▸ **Available data**

◇ ◇ ◇ ◇ ◇

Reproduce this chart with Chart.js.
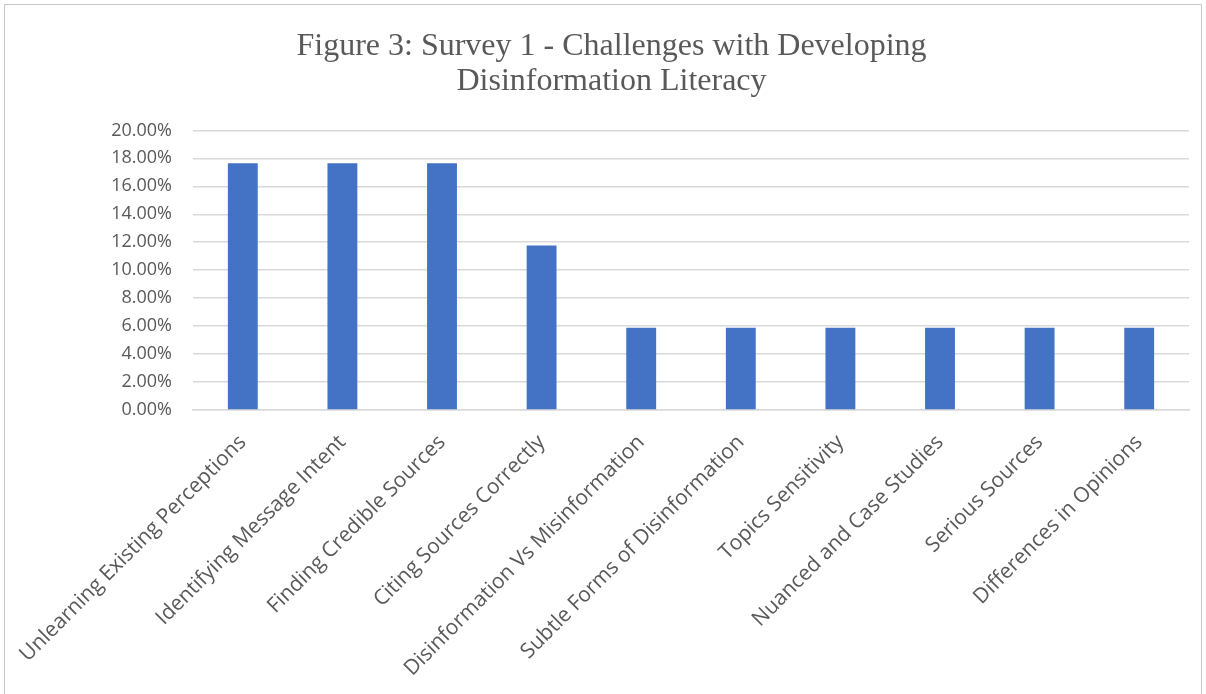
<!DOCTYPE html>
<html>
<head>
<meta charset="utf-8">
<script src="https://cdn.jsdelivr.net/npm/chart.js@4"></script>
<style>
  html, body { margin: 0; padding: 0; background: #ffffff; overflow: hidden; }
  #wrap { position: absolute; left: 0; top: 0; width: 1206px; height: 694px; }
  #frame { position: absolute; left: 4px; top: 4px; width: 1198px; height: 700px; border: 1px solid #c8c8c8; box-sizing: border-box; }
  canvas { position: absolute; left: 0; top: 0; }
</style>
</head>
<body>
<div id="wrap">
  <div id="frame"></div>
  <canvas id="c" width="1206" height="694"></canvas>
</div>
<script>
const titleLines = ["Figure 3: Survey 1 - Challenges with Developing", "Disinformation Literacy"];
const categories = [
  "Unlearning Existing Perceptions",
  "Identifying Message Intent",
  "Finding Credible Sources",
  "Citing Sources Correctly",
  "Disinformation Vs Misinformation",
  "Subtle Forms of Disinformation",
  "Topics Sensitivity",
  "Nuanced and Case Studies",
  "Serious Sources",
  "Differences in Opinions"
];
const shares = [17.65, 17.65, 17.65, 11.76, 5.88, 5.88, 5.88, 5.88, 5.88, 5.88];
const yMin = 0, yMax = 20, yStep = 2;

const textGrey = '#595959';
const gridGrey = '#d9d9d9';

const titleShift = {
  id: 'titleShift',
  afterLayout(chart) {
    if (chart.titleBlock) { chart.titleBlock.left = 34; }
  }
};

new Chart(document.getElementById('c'), {
  type: 'bar',
  data: {
    labels: categories,
    datasets: [{
      data: shares,
      backgroundColor: '#4472c4',
      borderWidth: 0,
      barPercentage: 0.6,
      categoryPercentage: 0.5
    }]
  },
  plugins: [titleShift],
  options: {
    responsive: false,
    animation: false,
    devicePixelRatio: 1,
    layout: { padding: { left: 0, right: 17, top: 4, bottom: 0 } },
    plugins: {
      legend: { display: false },
      tooltip: { enabled: false },
      title: {
        display: true,
        text: titleLines,
        color: textGrey,
        font: { family: '"Liberation Serif", "Times New Roman", serif', size: 32, weight: 'normal', lineHeight: 1.1 },
        padding: { top: 25, bottom: 31 }
      }
    },
    scales: {
      y: {
        min: yMin, max: yMax,
        afterFit: (s) => { s.width = 193; },
        ticks: {
          stepSize: yStep,
          color: textGrey,
          padding: 21,
          font: { family: '"Open Sans", "Liberation Sans", sans-serif', size: 18 },
          callback: (v) => Number(v).toFixed(2) + '%'
        },
        grid: { color: gridGrey, lineWidth: 1.5, drawTicks: false },
        border: { display: false }
      },
      x: {
        afterFit: (s) => { s.height = 694 - 410; },
        ticks: {
          color: textGrey,
          minRotation: 45, maxRotation: 45,
          autoSkip: false,
          padding: 12,
          font: { family: '"Open Sans", "Liberation Sans", sans-serif', size: 21 }
        },
        grid: { display: false },
        border: { display: true, color: gridGrey, width: 1.5 }
      }
    }
  }
});
</script>
</body>
</html>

◇ ◇ ◇ ◇ ◇

▸ **Stated goal**
From the listing above, copy every line that holds the string "with".

▸ **Correct answer**
Reproduce this chart with Chart.js.
const titleLines = ["Figure 3: Survey 1 - Challenges with Developing", "Disinformation Literacy"];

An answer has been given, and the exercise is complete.